Fardeen Khan, who has recently wrapped up his comeback project, Visfot, now plans to produce films, too. If all goes as planned, he might announce the remakes of some of his father, late actor Feroz Khan’s iconic movies in the near future. Fardeen says, “Yes, I do plan to do that. I want to live up to my dad’s legacy. There have been some talks about remakes of his films. I can’t name the titles yet, but I will be happy to share the details when things materialise. We have a great foundation to build on. The tricky part is how does one better the original. If I were to attempt a remake, the humble approach would be to not harm the original in the bargain. It will haunt me for the rest of my life if we tamper with the memories of the original films while trying to create a new version.”

Fardeen also plans to back fresh content. “My attempt will be to contribute to the progression of the creative business in India,” he says, adding, “There are so many different genres to tap. We have a rich history, which I am looking at. There are so many original stories floating out there. There are contemporary ideas, history-led, technology-led stories and so on. I just want to push the envelope.”

Besides the films that he starred in, Feroz Khan had also produced, directed and acted in films like Dharmatma, Qurbani, Janbaaz, Dayavan and Yalgaar. He had also helmed Fardeen’s Bollywood debut Prem Aggan back in 1998. The filmmaker was not only known for his suave screen presence, but also for being someone who presented content stylishly and with a progressive bent of mind.

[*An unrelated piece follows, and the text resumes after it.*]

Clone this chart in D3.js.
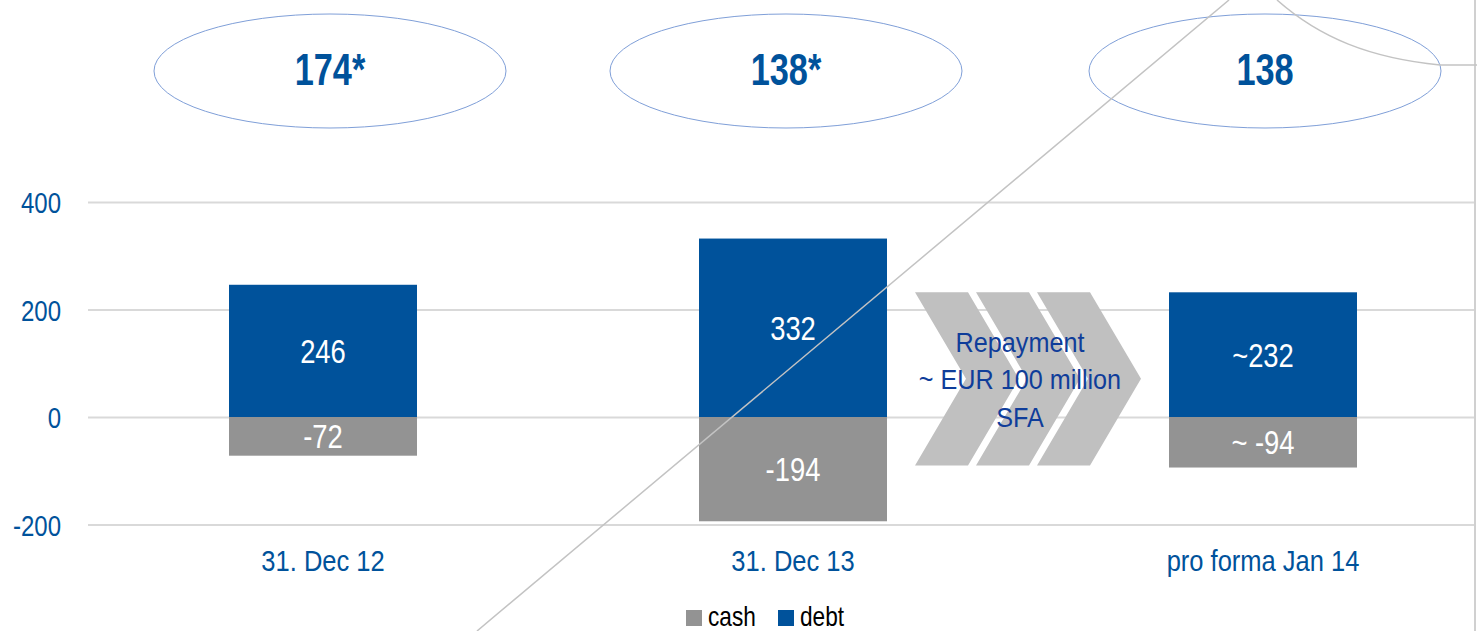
<!DOCTYPE html>
<html>
<head>
<meta charset="utf-8">
<script src="https://cdn.jsdelivr.net/npm/d3@7"></script>
<style>
  html, body { margin: 0; padding: 0; background: #fff; overflow: hidden; }
  svg { display: block; font-family: "Liberation Sans", Arial, sans-serif; }
</style>
</head>
<body>
<div id="chart"></div>
<script>
// data
var categories = ["31. Dec 12", "31. Dec 13", "pro forma Jan 14"];
var debtValues = [246, 332, 232];
var cashValues = [-72, -194, -94];
var debtLabels = ["246", "332", "~232"];
var cashLabels = ["-72", "-194", "~ -94"];
var netLabels = ["174*", "138*", "138"];
var yTicks = [-200, 0, 200, 400];
var legendItems = ["cash", "debt"];
var repaymentText = ["Repayment", "~ EUR 100 million", "SFA"];

var width = 1477, height = 631;
var blue = "#00529b", grey = "#939393";

// squeeze text horizontally round its anchor (no narrow font installed)
function narrow(sel, k) {
  sel.attr("transform", function() {
    var x0 = +d3.select(this).attr("x") || 0;
    return "translate(" + x0 + ",0) scale(" + k + ",1) translate(" + (-x0) + ",0)";
  });
}

var svg = d3.select("#chart").append("svg")
    .attr("width", width)
    .attr("height", height);

// set the ranges
var x = d3.scaleBand()
    .domain(categories)
    .range([88, 1498])
    .paddingInner(0.6)
    .paddingOuter(0.3);

var y = d3.scaleLinear()
    .domain([-200, 400])
    .range([524.5, 202]);

// grid lines
var yAxis = d3.axisLeft(y)
    .tickValues(yTicks)
    .tickFormat(function(d) { return String(d); })
    .tickSize(-(1475 - 88))
    .tickPadding(27);

svg.append("g")
    .attr("class", "yAxis")
    .attr("transform", "translate(88,0)")
    .call(customYAxis);

function customYAxis(g) {
  g.call(yAxis);
  g.select(".domain").remove();
  g.selectAll(".tick line").attr("stroke", "#d9d9d9").attr("stroke-width", 2);
  g.selectAll(".tick text")
    .attr("fill", blue)
    .style("font-size", "30px")
    .attr("dy", "0.36em")
    .call(narrow, 0.8);
}

// right border
svg.append("line")
    .attr("x1", 1475).attr("x2", 1475)
    .attr("y1", 0).attr("y2", height)
    .attr("stroke", "#d0d0d0")
    .attr("stroke-width", 2);

// repayment chevrons
var chevTop = y(232), chevBot = y(-90), chevMid = (chevTop + chevBot) / 2;
var chevX = [915, 976, 1037];
svg.selectAll(".chev")
    .data(chevX)
    .enter().append("path")
    .attr("class", "chev")
    .attr("fill", "#c0c0c0")
    .attr("d", function(x0) {
      var w = 53, dpt = 51;
      return "M" + x0 + "," + chevTop +
        "L" + (x0 + w) + "," + chevTop +
        "L" + (x0 + w + dpt) + "," + chevMid +
        "L" + (x0 + w) + "," + chevBot +
        "L" + x0 + "," + chevBot +
        "L" + (x0 + dpt) + "," + chevMid + "Z";
    });

svg.append("text")
    .attr("x", 1020)
    .attr("y", 352)
    .attr("text-anchor", "middle")
    .attr("fill", "#0f3d9a")
    .style("font-size", "28px")
    .call(narrow, 0.9)
    .selectAll("tspan")
    .data(repaymentText)
    .enter().append("tspan")
    .attr("x", 1020)
    .attr("dy", function(d, i) { return i === 0 ? 0 : 37.5; })
    .text(function(d) { return d; });

// bars
svg.selectAll(".debt")
    .data(debtValues)
    .enter().append("rect")
    .attr("class", "debt")
    .attr("x", function(d, i) { return x(categories[i]); })
    .attr("width", x.bandwidth())
    .attr("y", function(d) { return y(d); })
    .attr("height", function(d) { return y(0) - y(d); })
    .attr("fill", blue);

svg.selectAll(".cash")
    .data(cashValues)
    .enter().append("rect")
    .attr("class", "cash")
    .attr("x", function(d, i) { return x(categories[i]); })
    .attr("width", x.bandwidth())
    .attr("y", y(0))
    .attr("height", function(d) { return y(d) - y(0); })
    .attr("fill", grey);

// bar labels
svg.selectAll(".debtLabel")
    .data(debtValues)
    .enter().append("text")
    .attr("x", function(d, i) { return x(categories[i]) + x.bandwidth() / 2; })
    .attr("y", function(d) { return (y(d) + y(0)) / 2; })
    .attr("dy", "0.36em")
    .attr("text-anchor", "middle")
    .attr("fill", "#fff")
    .style("font-size", "33px")
    .text(function(d, i) { return debtLabels[i]; })
    .call(narrow, 0.83);

svg.selectAll(".cashLabel")
    .data(cashValues)
    .enter().append("text")
    .attr("x", function(d, i) { return x(categories[i]) + x.bandwidth() / 2; })
    .attr("y", function(d) { return (y(d) + y(0)) / 2; })
    .attr("dy", "0.36em")
    .attr("text-anchor", "middle")
    .attr("fill", "#fff")
    .style("font-size", "33px")
    .text(function(d, i) { return cashLabels[i]; })
    .call(narrow, 0.83);

// category labels
var xAxis = d3.axisBottom(x).tickSize(0).tickPadding(0);
svg.append("g")
    .attr("class", "xAxis")
    .attr("transform", "translate(0,549)")
    .call(function(g) {
      g.call(xAxis);
      g.select(".domain").remove();
      g.selectAll(".tick text")
        .attr("fill", blue)
        .attr("dy", "0.72em")
        .style("font-size", "30px")
        .call(narrow, 0.85);
    });

// net debt ellipses
var net = svg.selectAll(".net")
    .data(netLabels)
    .enter().append("g")
    .attr("class", "net")
    .attr("transform", function(d, i) {
      return "translate(" + (x(categories[i]) + x.bandwidth() / 2 + [7, -7, 2][i]) + ",71)";
    });

net.append("ellipse")
    .attr("rx", 176)
    .attr("ry", 57)
    .attr("fill", "none")
    .attr("stroke", "#7f9fd8")
    .attr("stroke-width", 1);

net.append("text")
    .attr("text-anchor", "middle")
    .attr("y", 14)
    .attr("fill", blue)
    .style("font-size", "44px")
    .style("font-weight", "bold")
    .text(function(d) { return d; })
    .call(narrow, 0.78);

// stray connector lines
svg.append("line")
    .attr("x1", 477).attr("y1", 631)
    .attr("x2", 1229).attr("y2", 0)
    .attr("stroke", "#c3c3c3")
    .attr("stroke-width", 1.5);

svg.append("path")
    .attr("d", "M1277,0 C1320,38 1370,58 1440,65 L1477,65")
    .attr("fill", "none")
    .attr("stroke", "#c3c3c3")
    .attr("stroke-width", 1.5);

// legend
var legendX = [686, 778];
var legend = svg.selectAll(".legend")
    .data(legendItems)
    .enter().append("g")
    .attr("class", "legend")
    .attr("transform", function(d, i) { return "translate(" + legendX[i] + ",610)"; });

legend.append("rect")
    .attr("width", 16)
    .attr("height", 16)
    .attr("fill", function(d) { return d === "cash" ? grey : blue; });

legend.append("text")
    .attr("x", 22)
    .attr("y", 16)
    .attr("fill", "#000")
    .style("font-size", "27px")
    .text(function(d) { return d; })
    .call(narrow, 0.84);
</script>
</body>
</html>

Recalling his dad’s style and sensibilities as a filmmaker and actor, Fardeen says, “My dad was extremely progressive in terms of how he presented his characters. His films were liberal and broke away from tradition. There were few filmmakers who were more advanced for their time, and he was one of them. He was a student of cinema and always very curious and learning and adapting to newer technology. When I was shooting for Visfot, I saw some cool gadgets and fancy apparatus being used on the set and thought of my dad. When I see the shot line-up created and sent on phones, I tend to think of him and how he would review his shots every day after work. He would have loved being around the technology we have today. Although he was progressive, he was never someone who promoted himself blatantly. He never tried to project himself or his films a certain way. He just did things the way he felt was right.”

He further adds, “Today, I don’t know how much more progressive I can be, and I don’t know if I will ever compare to my father. I don’t know if I can be even an ounce of what he was. His contribution to cinema was immense. His ear for music, his eye for presenting his leading ladies as progressive and beautiful women and his yearning to bring home more advanced technology will be my inspirations when I don the producer’s hat.”